▸ **Supplied material**
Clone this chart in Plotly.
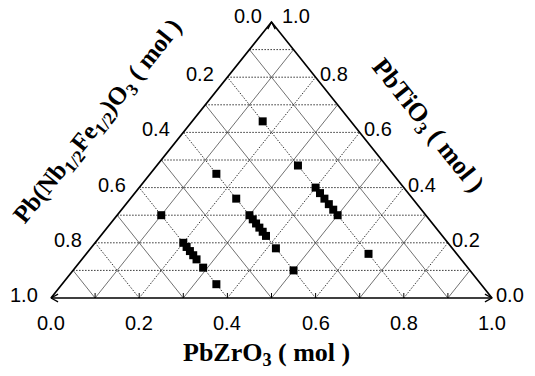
import plotly.graph_objects as go
import numpy as np

# ---- data (ternary fractions: PbTiO3, PbZrO3, Pb(Nb1/2Fe1/2)O3) ----
pnf_02_ti = [0.64, 0.48, 0.40, 0.38, 0.36, 0.34, 0.32, 0.30, 0.16]
pnf_04_ti = [0.45, 0.36, 0.30, 0.285, 0.27, 0.255, 0.24, 0.225, 0.18, 0.10]
pnf_06_ti = [0.30, 0.20, 0.185, 0.17, 0.155, 0.14, 0.11, 0.05]
pnf_levels = [0.2, 0.4, 0.6]
tick_vals = [0.0, 0.2, 0.4, 0.6, 0.8, 1.0]
tick_text = ["0.0", "0.2", "0.4", "0.6", "0.8", "1.0"]

# ---- page geometry (pixels) ----
W, H = 535, 376
X0, X1 = 51.0, 492.0   # bottom-left / bottom-right vertex
Y0, Y1 = 298.0, 22.0   # base / apex
SX = X1 - X0
SY = Y0 - Y1

def px2u(px):
    return (px - X0) / SX

def py2t(py):
    return (Y0 - py) / SY

def cart(zr, ti):
    return zr + ti / 2.0, ti

fig = go.Figure()

def add_line(us, ts, dash="solid", width=1.0, color="#222"):
    fig.add_trace(go.Scatter(x=us, y=ts, mode="lines",
                             line=dict(color=color, width=width, dash=dash),
                             hoverinfo="skip", showlegend=False))

DOT = "1.5px,1.5px"
# grid
for k in range(1, 10):
    v = k / 10.0
    odd = (k % 2 == 1)
    # horizontal: constant PbTiO3
    add_line([v / 2, 1 - v / 2], [v, v], dash=DOT, width=1.0, color="#333")
    # constant PbZrO3
    a = cart(v, 0); b = cart(v, 1 - v)
    add_line([a[0], b[0]], [a[1], b[1]],
             dash="solid" if odd else DOT, width=0.7 if odd else 1.0, color="#333")
    # constant PNF
    a = cart(1 - v, 0); b = cart(0, 1 - v)
    add_line([a[0], b[0]], [a[1], b[1]],
             dash="solid" if odd else DOT, width=0.7 if odd else 1.0, color="#333")

# triangle outline
add_line([0, 1, 0.5, 0], [0, 0, 1, 0], width=1.7, color="#000")

# bottom ticks
for k in range(1, 10):
    v = k / 10.0
    add_line([v, v], [0, 5 / SY], width=1.0, color="#000")

# vertex arrowheads (chevrons)
L = 8.0
ang = np.deg2rad(28)
du, dt = L * np.cos(ang) / SX, L * np.sin(ang) / SY
add_line([du, 0, du], [dt, 0, -dt], width=1.4, color="#000")
add_line([1 - du, 1, 1 - du], [dt, 0, -dt], width=1.4, color="#000")
du2, dt2 = L * np.sin(ang) / SX, L * np.cos(ang) / SY
add_line([0.5 - du2, 0.5, 0.5 + du2], [1 - dt2, 1, 1 - dt2], width=1.4, color="#000")

# data points
for n, tis in zip(pnf_levels, [pnf_02_ti, pnf_04_ti, pnf_06_ti]):
    ti = np.array(tis)
    zr = 1 - n - ti
    u, t = cart(zr, ti)
    fig.add_trace(go.Scatter(x=u, y=t, mode="markers",
                             marker=dict(symbol="square", size=8, color="#000"),
                             showlegend=False, cliponaxis=False,
                             customdata=np.stack([zr, ti, np.full_like(ti, n)], axis=1),
                             hovertemplate="PbZrO3=%{customdata[0]:.3f}<br>PbTiO3=%{customdata[1]:.3f}<br>PNF=%{customdata[2]:.2f}<extra></extra>"))

ann = []
tfont = dict(family="Arial, Liberation Sans", size=20, color="#000")
# bottom axis labels (PbZrO3)
for v, s in zip(tick_vals, tick_text):
    ann.append(dict(x=v, y=0, xref="x", yref="y", text=s, showarrow=False,
                    font=tfont, xanchor="center", yanchor="middle", yshift=-25))
# left axis labels (PNF): 0 at apex, 1 at bottom-left
for v, s in zip(tick_vals, tick_text):
    u, t = cart(0, 1 - v)
    if v == 0.0:
        ann.append(dict(x=u, y=t, xref="x", yref="y", text=s, showarrow=False, font=tfont,
                        xanchor="right", yanchor="middle", xshift=-8, yshift=6))
    else:
        ann.append(dict(x=u, y=t, xref="x", yref="y", text=s, showarrow=False, font=tfont,
                        xanchor="right", yanchor="middle", xshift=-11, yshift=3))
# right axis labels (PbTiO3): 0 at bottom-right, 1 at apex
for v, s in zip(tick_vals, tick_text):
    u, t = cart(1 - v, v)
    if v == 1.0:
        ann.append(dict(x=u, y=t, xref="x", yref="y", text=s, showarrow=False, font=tfont,
                        xanchor="left", yanchor="middle", xshift=8, yshift=6))
    else:
        ann.append(dict(x=u, y=t, xref="x", yref="y", text=s, showarrow=False, font=tfont,
                        xanchor="left", yanchor="middle", xshift=2, yshift=3))

angle = float(np.degrees(np.arctan2(SY, SX / 2)))
bfont = dict(family="Times New Roman, Liberation Serif", size=26, color="#000")
lfont = dict(family="Times New Roman, Liberation Serif", size=25, color="#000")
ann.append(dict(x=px2u(266), y=py2t(354), xref="x", yref="y",
                text="<b>PbZrO<sub>3</sub> ( mol )</b>", showarrow=False, font=bfont,
                xanchor="center", yanchor="middle"))
ann.append(dict(x=px2u(98), y=py2t(122), xref="x", yref="y",
                text="<b>Pb(Nb<sub>1/2</sub>Fe<sub>1/2</sub>)O<sub>3</sub> ( mol )</b>",
                showarrow=False, font=lfont, textangle=-angle,
                xanchor="center", yanchor="middle"))
ann.append(dict(x=px2u(427), y=py2t(126), xref="x", yref="y",
                text="<b>PbTiO<sub>3</sub> ( mol )</b>",
                showarrow=False, font=bfont, textangle=angle,
                xanchor="center", yanchor="middle"))

fig.update_layout(
    width=W, height=H,
    margin=dict(l=0, r=0, t=0, b=0),
    paper_bgcolor="white", plot_bgcolor="white",
    xaxis=dict(range=[px2u(0), px2u(W)], visible=False, fixedrange=True),
    yaxis=dict(range=[py2t(H), py2t(0)], visible=False, fixedrange=True),
    annotations=ann,
    showlegend=False,
)

fig.write_html("out.html")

▸ **Aim of the task**
Leave out the pictures and copy the rest of the material above exactly.

▸ **The response**
Clone this chart in Plotly.
import plotly.graph_objects as go
import numpy as np

# ---- data (ternary fractions: PbTiO3, PbZrO3, Pb(Nb1/2Fe1/2)O3) ----
pnf_02_ti = [0.64, 0.48, 0.40, 0.38, 0.36, 0.34, 0.32, 0.30, 0.16]
pnf_04_ti = [0.45, 0.36, 0.30, 0.285, 0.27, 0.255, 0.24, 0.225, 0.18, 0.10]
pnf_06_ti = [0.30, 0.20, 0.185, 0.17, 0.155, 0.14, 0.11, 0.05]
pnf_levels = [0.2, 0.4, 0.6]
tick_vals = [0.0, 0.2, 0.4, 0.6, 0.8, 1.0]
tick_text = ["0.0", "0.2", "0.4", "0.6", "0.8", "1.0"]

# ---- page geometry (pixels) ----
W, H = 535, 376
X0, X1 = 51.0, 492.0   # bottom-left / bottom-right vertex
Y0, Y1 = 298.0, 22.0   # base / apex
SX = X1 - X0
SY = Y0 - Y1

def px2u(px):
    return (px - X0) / SX

def py2t(py):
    return (Y0 - py) / SY

def cart(zr, ti):
    return zr + ti / 2.0, ti

fig = go.Figure()

def add_line(us, ts, dash="solid", width=1.0, color="#222"):
    fig.add_trace(go.Scatter(x=us, y=ts, mode="lines",
                             line=dict(color=color, width=width, dash=dash),
                             hoverinfo="skip", showlegend=False))

DOT = "1.5px,1.5px"
# grid
for k in range(1, 10):
    v = k / 10.0
    odd = (k % 2 == 1)
    # horizontal: constant PbTiO3
    add_line([v / 2, 1 - v / 2], [v, v], dash=DOT, width=1.0, color="#333")
    # constant PbZrO3
    a = cart(v, 0); b = cart(v, 1 - v)
    add_line([a[0], b[0]], [a[1], b[1]],
             dash="solid" if odd else DOT, width=0.7 if odd else 1.0, color="#333")
    # constant PNF
    a = cart(1 - v, 0); b = cart(0, 1 - v)
    add_line([a[0], b[0]], [a[1], b[1]],
             dash="solid" if odd else DOT, width=0.7 if odd else 1.0, color="#333")

# triangle outline
add_line([0, 1, 0.5, 0], [0, 0, 1, 0], width=1.7, color="#000")

# bottom ticks
for k in range(1, 10):
    v = k / 10.0
    add_line([v, v], [0, 5 / SY], width=1.0, color="#000")

# vertex arrowheads (chevrons)
L = 8.0
ang = np.deg2rad(28)
du, dt = L * np.cos(ang) / SX, L * np.sin(ang) / SY
add_line([du, 0, du], [dt, 0, -dt], width=1.4, color="#000")
add_line([1 - du, 1, 1 - du], [dt, 0, -dt], width=1.4, color="#000")
du2, dt2 = L * np.sin(ang) / SX, L * np.cos(ang) / SY
add_line([0.5 - du2, 0.5, 0.5 + du2], [1 - dt2, 1, 1 - dt2], width=1.4, color="#000")

# data points
for n, tis in zip(pnf_levels, [pnf_02_ti, pnf_04_ti, pnf_06_ti]):
    ti = np.array(tis)
    zr = 1 - n - ti
    u, t = cart(zr, ti)
    fig.add_trace(go.Scatter(x=u, y=t, mode="markers",
                             marker=dict(symbol="square", size=8, color="#000"),
                             showlegend=False, cliponaxis=False,
                             customdata=np.stack([zr, ti, np.full_like(ti, n)], axis=1),
                             hovertemplate="PbZrO3=%{customdata[0]:.3f}<br>PbTiO3=%{customdata[1]:.3f}<br>PNF=%{customdata[2]:.2f}<extra></extra>"))

ann = []
tfont = dict(family="Arial, Liberation Sans", size=20, color="#000")
# bottom axis labels (PbZrO3)
for v, s in zip(tick_vals, tick_text):
    ann.append(dict(x=v, y=0, xref="x", yref="y", text=s, showarrow=False,
                    font=tfont, xanchor="center", yanchor="middle", yshift=-25))
# left axis labels (PNF): 0 at apex, 1 at bottom-left
for v, s in zip(tick_vals, tick_text):
    u, t = cart(0, 1 - v)
    if v == 0.0:
        ann.append(dict(x=u, y=t, xref="x", yref="y", text=s, showarrow=False, font=tfont,
                        xanchor="right", yanchor="middle", xshift=-8, yshift=6))
    else:
        ann.append(dict(x=u, y=t, xref="x", yref="y", text=s, showarrow=False, font=tfont,
                        xanchor="right", yanchor="middle", xshift=-11, yshift=3))
# right axis labels (PbTiO3): 0 at bottom-right, 1 at apex
for v, s in zip(tick_vals, tick_text):
    u, t = cart(1 - v, v)
    if v == 1.0:
        ann.append(dict(x=u, y=t, xref="x", yref="y", text=s, showarrow=False, font=tfont,
                        xanchor="left", yanchor="middle", xshift=8, yshift=6))
    else:
        ann.append(dict(x=u, y=t, xref="x", yref="y", text=s, showarrow=False, font=tfont,
                        xanchor="left", yanchor="middle", xshift=2, yshift=3))

angle = float(np.degrees(np.arctan2(SY, SX / 2)))
bfont = dict(family="Times New Roman, Liberation Serif", size=26, color="#000")
lfont = dict(family="Times New Roman, Liberation Serif", size=25, color="#000")
ann.append(dict(x=px2u(266), y=py2t(354), xref="x", yref="y",
                text="<b>PbZrO<sub>3</sub> ( mol )</b>", showarrow=False, font=bfont,
                xanchor="center", yanchor="middle"))
ann.append(dict(x=px2u(98), y=py2t(122), xref="x", yref="y",
                text="<b>Pb(Nb<sub>1/2</sub>Fe<sub>1/2</sub>)O<sub>3</sub> ( mol )</b>",
                showarrow=False, font=lfont, textangle=-angle,
                xanchor="center", yanchor="middle"))
ann.append(dict(x=px2u(427), y=py2t(126), xref="x", yref="y",
                text="<b>PbTiO<sub>3</sub> ( mol )</b>",
                showarrow=False, font=bfont, textangle=angle,
                xanchor="center", yanchor="middle"))

fig.update_layout(
    width=W, height=H,
    margin=dict(l=0, r=0, t=0, b=0),
    paper_bgcolor="white", plot_bgcolor="white",
    xaxis=dict(range=[px2u(0), px2u(W)], visible=False, fixedrange=True),
    yaxis=dict(range=[py2t(H), py2t(0)], visible=False, fixedrange=True),
    annotations=ann,
    showlegend=False,
)

fig.write_html("out.html")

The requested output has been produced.